Without including any images, repeat the data exactly.
-- Start Provided material --
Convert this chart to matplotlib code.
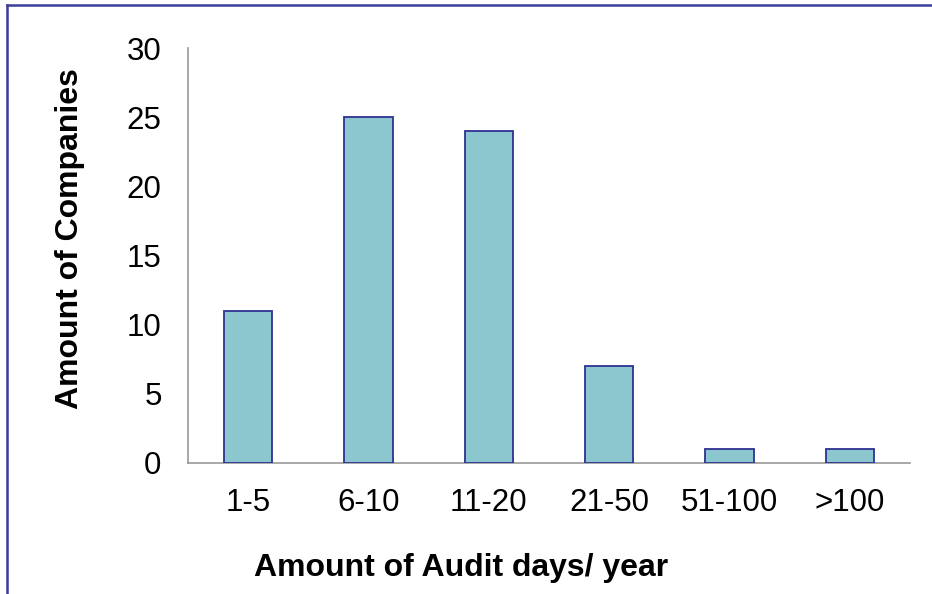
import matplotlib
matplotlib.use('Agg')
import matplotlib.pyplot as plt
from matplotlib.lines import Line2D

categories = ['1-5', '6-10', '11-20', '21-50', '51-100', '>100']
companies = [11, 25, 24, 7, 1, 1]

plt.rcParams['font.family'] = ['Liberation Sans', 'DejaVu Sans']

fig = plt.figure(figsize=(9.32, 5.94), dpi=100)
ax = fig.add_axes([188 / 932, 1 - 463 / 594, (910 - 188) / 932, (463 - 48) / 594])

x = range(len(categories))
ax.bar(x, companies, width=0.4, color='#8cc7cf', edgecolor='#2e3192', linewidth=1.3, zorder=3)

ax.set_xlim(-0.5, len(categories) - 0.5)
ax.set_ylim(0, 30)
ax.set_yticks(range(0, 31, 5))
ax.set_xticks(list(x))
ax.set_xticklabels(categories)
ax.tick_params(axis='both', length=0, labelsize=22.5)
ax.tick_params(axis='x', pad=18)
ax.tick_params(axis='y', pad=19)

for side in ('top', 'right'):
    ax.spines[side].set_visible(False)
for side in ('left', 'bottom'):
    ax.spines[side].set_color('#999999')
    ax.spines[side].set_linewidth(1.2)

ax.set_xlabel('Amount of Audit days/ year', fontsize=23, fontweight='bold')
ax.set_ylabel('Amount of Companies', fontsize=23, fontweight='bold')
ax.xaxis.set_label_coords(0.378, -0.218)
ax.yaxis.set_label_coords(-0.143, 0.542)

# frame lines along the left and top edges
fig.add_artist(Line2D([7 / 932, 7 / 932], [0, 1 - 5 / 594], transform=fig.transFigure,
                      color='#3a3d9a', linewidth=1.8))
fig.add_artist(Line2D([7 / 932, 1], [1 - 5 / 594, 1 - 5 / 594], transform=fig.transFigure,
                      color='#3a3d9a', linewidth=1.8))

fig.savefig('out.png', dpi=100)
-- End Provided material --
• **Reply**:
Convert this chart to matplotlib code.
import matplotlib
matplotlib.use('Agg')
import matplotlib.pyplot as plt
from matplotlib.lines import Line2D

categories = ['1-5', '6-10', '11-20', '21-50', '51-100', '>100']
companies = [11, 25, 24, 7, 1, 1]

plt.rcParams['font.family'] = ['Liberation Sans', 'DejaVu Sans']

fig = plt.figure(figsize=(9.32, 5.94), dpi=100)
ax = fig.add_axes([188 / 932, 1 - 463 / 594, (910 - 188) / 932, (463 - 48) / 594])

x = range(len(categories))
ax.bar(x, companies, width=0.4, color='#8cc7cf', edgecolor='#2e3192', linewidth=1.3, zorder=3)

ax.set_xlim(-0.5, len(categories) - 0.5)
ax.set_ylim(0, 30)
ax.set_yticks(range(0, 31, 5))
ax.set_xticks(list(x))
ax.set_xticklabels(categories)
ax.tick_params(axis='both', length=0, labelsize=22.5)
ax.tick_params(axis='x', pad=18)
ax.tick_params(axis='y', pad=19)

for side in ('top', 'right'):
    ax.spines[side].set_visible(False)
for side in ('left', 'bottom'):
    ax.spines[side].set_color('#999999')
    ax.spines[side].set_linewidth(1.2)

ax.set_xlabel('Amount of Audit days/ year', fontsize=23, fontweight='bold')
ax.set_ylabel('Amount of Companies', fontsize=23, fontweight='bold')
ax.xaxis.set_label_coords(0.378, -0.218)
ax.yaxis.set_label_coords(-0.143, 0.542)

# frame lines along the left and top edges
fig.add_artist(Line2D([7 / 932, 7 / 932], [0, 1 - 5 / 594], transform=fig.transFigure,
                      color='#3a3d9a', linewidth=1.8))
fig.add_artist(Line2D([7 / 932, 1], [1 - 5 / 594, 1 - 5 / 594], transform=fig.transFigure,
                      color='#3a3d9a', linewidth=1.8))

fig.savefig('out.png', dpi=100)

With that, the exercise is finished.